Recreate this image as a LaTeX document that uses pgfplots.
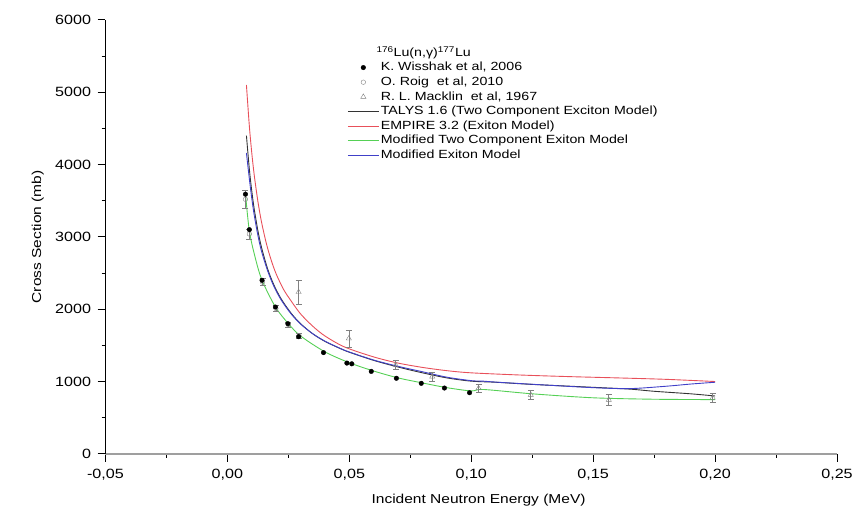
\documentclass[border=0pt]{standalone}
\usepackage{pgfplots}
\pgfplotsset{compat=1.18}
\usepackage{fontspec}
\setmainfont{Liberation Sans}[FakeStretch=1.2]

\definecolor{tcol}{HTML}{333333}
\definecolor{ecol}{HTML}{E8505A}
\definecolor{gcol}{HTML}{55D055}
\definecolor{bcol}{HTML}{4040C8}

\begin{document}
\begin{tikzpicture}
\begin{axis}[
  width=735bp, height=436bp, scale only axis,
  xmin=-0.05, xmax=0.25, ymin=0, ymax=6000,
  axis lines=left, axis line style={-},
  x axis line style={gray!75, line width=2.6bp},
  y axis line style={black, line width=1bp},
  xtick={-0.05,0,0.05,0.1,0.15,0.2,0.25},
  minor xtick={-0.025,0.025,0.075,0.125,0.175,0.225},
  ytick={0,1000,...,6000},
  minor ytick={500,1500,...,5500},
  tick align=outside, major tick length=8bp, minor tick length=4bp,
  tick style={black, line width=0.9bp},
  ticklabel style={font=\fontsize{13.5bp}{16bp}\selectfont},
  /pgf/number format/assume math mode=true,
  xticklabel style={yshift=-4bp, /pgf/number format/.cd, fixed, fixed zerofill, precision=2, use comma},
  yticklabel style={xshift=-3bp, /pgf/number format/.cd, fixed, precision=0, 1000 sep={}},
  xlabel={Incident Neutron Energy (MeV)},
  ylabel={Cross Section (mb)},
  label style={font=\fontsize{13bp}{15bp}\selectfont},
  xlabel style={at={(axis description cs:0.51,-0.106)}, anchor=center},
  ylabel style={at={(axis description cs:-0.0925,0.5)}, anchor=center},
  legend style={draw=none, fill=none, at={(rel axis cs:0.3305,0.9075)}, anchor=north west,
    font=\fontsize{11.9bp}{13bp}\selectfont, row sep=0bp, inner sep=0bp,
    nodes={inner sep=1.6bp, text height=9bp, text depth=2.5bp}},
  legend cell align=left,
  legend image code/.code={\draw[mark repeat=2,mark phase=2,#1] plot coordinates {(0bp,0bp)(15.5bp,0bp)(31bp,0bp)};},
]
\coordinate (O) at (rel axis cs:0,0);
\node[font=\fontsize{11.9bp}{13bp}\selectfont, anchor=center]
  at (rel axis cs:0.435,0.924) {\textsuperscript{176}Lu(n,γ)\textsuperscript{177}Lu};

% legend
\addlegendimage{only marks, mark=*, mark size=2.3bp, black}
\addlegendentry{K. Wisshak et al, 2006}
\addlegendimage{only marks, mark=o, mark size=2.3bp, gray}
\addlegendentry{O. Roig\ \ et al, 2010}
\addlegendimage{only marks, mark=triangle, mark size=3bp, gray}
\addlegendentry{R. L. Macklin\ \ et al, 1967}
\addlegendimage{tcol, line width=0.9bp}
\addlegendentry{TALYS 1.6 (Two Component Exciton Model)}
\addlegendimage{ecol, line width=0.9bp}
\addlegendentry{EMPIRE 3.2 (Exiton Model)}
\addlegendimage{gcol, line width=0.9bp}
\addlegendentry{Modified Two Component Exiton Model}
\addlegendimage{bcol, line width=0.9bp}
\addlegendentry{Modified Exiton Model}

% model curves
\addplot[ecol, line width=0.9bp, smooth, forget plot] coordinates {
  (0.0078,5100) (0.009,4529) (0.010,4158) (0.011,3854) (0.0125,3490)
  (0.014,3203) (0.016,2905) (0.018,2673) (0.020,2487) (0.023,2275)
  (0.026,2120) (0.030,1935) (0.035,1765) (0.040,1630) (0.048,1478)
  (0.06,1340) (0.07,1255) (0.08,1195) (0.09,1150) (0.10,1120)
  (0.12,1090) (0.14,1068) (0.16,1050) (0.18,1030) (0.20,1000)};
\addplot[tcol, line width=0.9bp, smooth, forget plot] coordinates {
  (0.0078,4400) (0.009,3934) (0.010,3631) (0.011,3383) (0.0125,3086)
  (0.014,2852) (0.0165,2557) (0.019,2340) (0.022,2145) (0.026,1950)
  (0.030,1800) (0.035,1660) (0.040,1555) (0.046,1460) (0.05,1405)
  (0.06,1292) (0.07,1200) (0.08,1120) (0.09,1050) (0.10,1005)
  (0.11,990) (0.125,960) (0.15,920) (0.165,895) (0.175,865)
  (0.19,830) (0.20,800)};
\addplot[bcol, line width=0.9bp, smooth, forget plot] coordinates {
  (0.0078,4160) (0.009,3800) (0.010,3530) (0.011,3300) (0.0125,3020)
  (0.014,2800) (0.0165,2530) (0.019,2320) (0.022,2130) (0.026,1940)
  (0.030,1795) (0.035,1660) (0.040,1558) (0.046,1462) (0.05,1408)
  (0.06,1297) (0.07,1210) (0.08,1135) (0.09,1060) (0.10,1012)
  (0.105,1005) (0.11,992) (0.125,962) (0.15,915) (0.165,902)
  (0.18,935) (0.19,965) (0.20,990)};
\addplot[gcol, line width=0.9bp, smooth, forget plot] coordinates {
  (0.0074,3600) (0.009,3080) (0.0115,2700) (0.0142,2400) (0.0197,2030)
  (0.025,1800) (0.03,1630) (0.04,1410) (0.05,1260) (0.06,1145)
  (0.07,1050) (0.08,980) (0.09,915) (0.10,870) (0.105,890)
  (0.125,830) (0.15,775) (0.175,755) (0.20,750)};

% measurements
\addplot[only marks, mark=o, mark size=2.3bp, gray, forget plot,
  error bars/.cd, y dir=both, y explicit,
  error bar style={gray, line width=0.6bp},
  error mark options={rotate=90, mark size=3bp, gray, line width=0.6bp}]
  coordinates {
  (0.0074,3520) +- (0,120) (0.009,3040) +- (0,70) (0.0144,2375) +- (0,50)
  (0.0199,2010) +- (0,40) (0.025,1787) +- (0,35) (0.0294,1632) +- (0,30)};
\addplot[only marks, mark=triangle, mark size=3bp, gray, forget plot,
  error bars/.cd, y dir=both, y explicit,
  error bar style={gray, line width=0.6bp},
  error mark options={rotate=90, mark size=3bp, gray, line width=0.6bp}]
  coordinates {
  (0.0292,2237) +- (0,165) (0.0498,1595) +- (0,115) (0.069,1228) +- (0,60)
  (0.084,1068) +- (0,60) (0.103,907) +- (0,50) (0.1244,816) +- (0,60)
  (0.1564,747) +- (0,70) (0.199,775) +- (0,60)};
\addplot[only marks, mark=*, mark size=2.3bp, black, forget plot] coordinates {
  (0.0074,3590) (0.009,3100) (0.0142,2400) (0.0197,2030) (0.0248,1800)
  (0.0292,1620) (0.0394,1400) (0.049,1255) (0.051,1245) (0.059,1140)
  (0.0693,1045) (0.0795,975) (0.089,910) (0.0993,845)};
\end{axis}
\path (O) ++(-106bp,-54bp) rectangle ++(856bp,510bp);
\end{tikzpicture}
\end{document}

Exercise aim:
From the listing, extract all text exactly as given and drop any picture.

Complete response:
Recreate this image as a LaTeX document that uses pgfplots.
\documentclass[border=0pt]{standalone}
\usepackage{pgfplots}
\pgfplotsset{compat=1.18}
\usepackage{fontspec}
\setmainfont{Liberation Sans}[FakeStretch=1.2]

\definecolor{tcol}{HTML}{333333}
\definecolor{ecol}{HTML}{E8505A}
\definecolor{gcol}{HTML}{55D055}
\definecolor{bcol}{HTML}{4040C8}

\begin{document}
\begin{tikzpicture}
\begin{axis}[
  width=735bp, height=436bp, scale only axis,
  xmin=-0.05, xmax=0.25, ymin=0, ymax=6000,
  axis lines=left, axis line style={-},
  x axis line style={gray!75, line width=2.6bp},
  y axis line style={black, line width=1bp},
  xtick={-0.05,0,0.05,0.1,0.15,0.2,0.25},
  minor xtick={-0.025,0.025,0.075,0.125,0.175,0.225},
  ytick={0,1000,...,6000},
  minor ytick={500,1500,...,5500},
  tick align=outside, major tick length=8bp, minor tick length=4bp,
  tick style={black, line width=0.9bp},
  ticklabel style={font=\fontsize{13.5bp}{16bp}\selectfont},
  /pgf/number format/assume math mode=true,
  xticklabel style={yshift=-4bp, /pgf/number format/.cd, fixed, fixed zerofill, precision=2, use comma},
  yticklabel style={xshift=-3bp, /pgf/number format/.cd, fixed, precision=0, 1000 sep={}},
  xlabel={Incident Neutron Energy (MeV)},
  ylabel={Cross Section (mb)},
  label style={font=\fontsize{13bp}{15bp}\selectfont},
  xlabel style={at={(axis description cs:0.51,-0.106)}, anchor=center},
  ylabel style={at={(axis description cs:-0.0925,0.5)}, anchor=center},
  legend style={draw=none, fill=none, at={(rel axis cs:0.3305,0.9075)}, anchor=north west,
    font=\fontsize{11.9bp}{13bp}\selectfont, row sep=0bp, inner sep=0bp,
    nodes={inner sep=1.6bp, text height=9bp, text depth=2.5bp}},
  legend cell align=left,
  legend image code/.code={\draw[mark repeat=2,mark phase=2,#1] plot coordinates {(0bp,0bp)(15.5bp,0bp)(31bp,0bp)};},
]
\coordinate (O) at (rel axis cs:0,0);
\node[font=\fontsize{11.9bp}{13bp}\selectfont, anchor=center]
  at (rel axis cs:0.435,0.924) {\textsuperscript{176}Lu(n,γ)\textsuperscript{177}Lu};

% legend
\addlegendimage{only marks, mark=*, mark size=2.3bp, black}
\addlegendentry{K. Wisshak et al, 2006}
\addlegendimage{only marks, mark=o, mark size=2.3bp, gray}
\addlegendentry{O. Roig\ \ et al, 2010}
\addlegendimage{only marks, mark=triangle, mark size=3bp, gray}
\addlegendentry{R. L. Macklin\ \ et al, 1967}
\addlegendimage{tcol, line width=0.9bp}
\addlegendentry{TALYS 1.6 (Two Component Exciton Model)}
\addlegendimage{ecol, line width=0.9bp}
\addlegendentry{EMPIRE 3.2 (Exiton Model)}
\addlegendimage{gcol, line width=0.9bp}
\addlegendentry{Modified Two Component Exiton Model}
\addlegendimage{bcol, line width=0.9bp}
\addlegendentry{Modified Exiton Model}

% model curves
\addplot[ecol, line width=0.9bp, smooth, forget plot] coordinates {
  (0.0078,5100) (0.009,4529) (0.010,4158) (0.011,3854) (0.0125,3490)
  (0.014,3203) (0.016,2905) (0.018,2673) (0.020,2487) (0.023,2275)
  (0.026,2120) (0.030,1935) (0.035,1765) (0.040,1630) (0.048,1478)
  (0.06,1340) (0.07,1255) (0.08,1195) (0.09,1150) (0.10,1120)
  (0.12,1090) (0.14,1068) (0.16,1050) (0.18,1030) (0.20,1000)};
\addplot[tcol, line width=0.9bp, smooth, forget plot] coordinates {
  (0.0078,4400) (0.009,3934) (0.010,3631) (0.011,3383) (0.0125,3086)
  (0.014,2852) (0.0165,2557) (0.019,2340) (0.022,2145) (0.026,1950)
  (0.030,1800) (0.035,1660) (0.040,1555) (0.046,1460) (0.05,1405)
  (0.06,1292) (0.07,1200) (0.08,1120) (0.09,1050) (0.10,1005)
  (0.11,990) (0.125,960) (0.15,920) (0.165,895) (0.175,865)
  (0.19,830) (0.20,800)};
\addplot[bcol, line width=0.9bp, smooth, forget plot] coordinates {
  (0.0078,4160) (0.009,3800) (0.010,3530) (0.011,3300) (0.0125,3020)
  (0.014,2800) (0.0165,2530) (0.019,2320) (0.022,2130) (0.026,1940)
  (0.030,1795) (0.035,1660) (0.040,1558) (0.046,1462) (0.05,1408)
  (0.06,1297) (0.07,1210) (0.08,1135) (0.09,1060) (0.10,1012)
  (0.105,1005) (0.11,992) (0.125,962) (0.15,915) (0.165,902)
  (0.18,935) (0.19,965) (0.20,990)};
\addplot[gcol, line width=0.9bp, smooth, forget plot] coordinates {
  (0.0074,3600) (0.009,3080) (0.0115,2700) (0.0142,2400) (0.0197,2030)
  (0.025,1800) (0.03,1630) (0.04,1410) (0.05,1260) (0.06,1145)
  (0.07,1050) (0.08,980) (0.09,915) (0.10,870) (0.105,890)
  (0.125,830) (0.15,775) (0.175,755) (0.20,750)};

% measurements
\addplot[only marks, mark=o, mark size=2.3bp, gray, forget plot,
  error bars/.cd, y dir=both, y explicit,
  error bar style={gray, line width=0.6bp},
  error mark options={rotate=90, mark size=3bp, gray, line width=0.6bp}]
  coordinates {
  (0.0074,3520) +- (0,120) (0.009,3040) +- (0,70) (0.0144,2375) +- (0,50)
  (0.0199,2010) +- (0,40) (0.025,1787) +- (0,35) (0.0294,1632) +- (0,30)};
\addplot[only marks, mark=triangle, mark size=3bp, gray, forget plot,
  error bars/.cd, y dir=both, y explicit,
  error bar style={gray, line width=0.6bp},
  error mark options={rotate=90, mark size=3bp, gray, line width=0.6bp}]
  coordinates {
  (0.0292,2237) +- (0,165) (0.0498,1595) +- (0,115) (0.069,1228) +- (0,60)
  (0.084,1068) +- (0,60) (0.103,907) +- (0,50) (0.1244,816) +- (0,60)
  (0.1564,747) +- (0,70) (0.199,775) +- (0,60)};
\addplot[only marks, mark=*, mark size=2.3bp, black, forget plot] coordinates {
  (0.0074,3590) (0.009,3100) (0.0142,2400) (0.0197,2030) (0.0248,1800)
  (0.0292,1620) (0.0394,1400) (0.049,1255) (0.051,1245) (0.059,1140)
  (0.0693,1045) (0.0795,975) (0.089,910) (0.0993,845)};
\end{axis}
\path (O) ++(-106bp,-54bp) rectangle ++(856bp,510bp);
\end{tikzpicture}
\end{document}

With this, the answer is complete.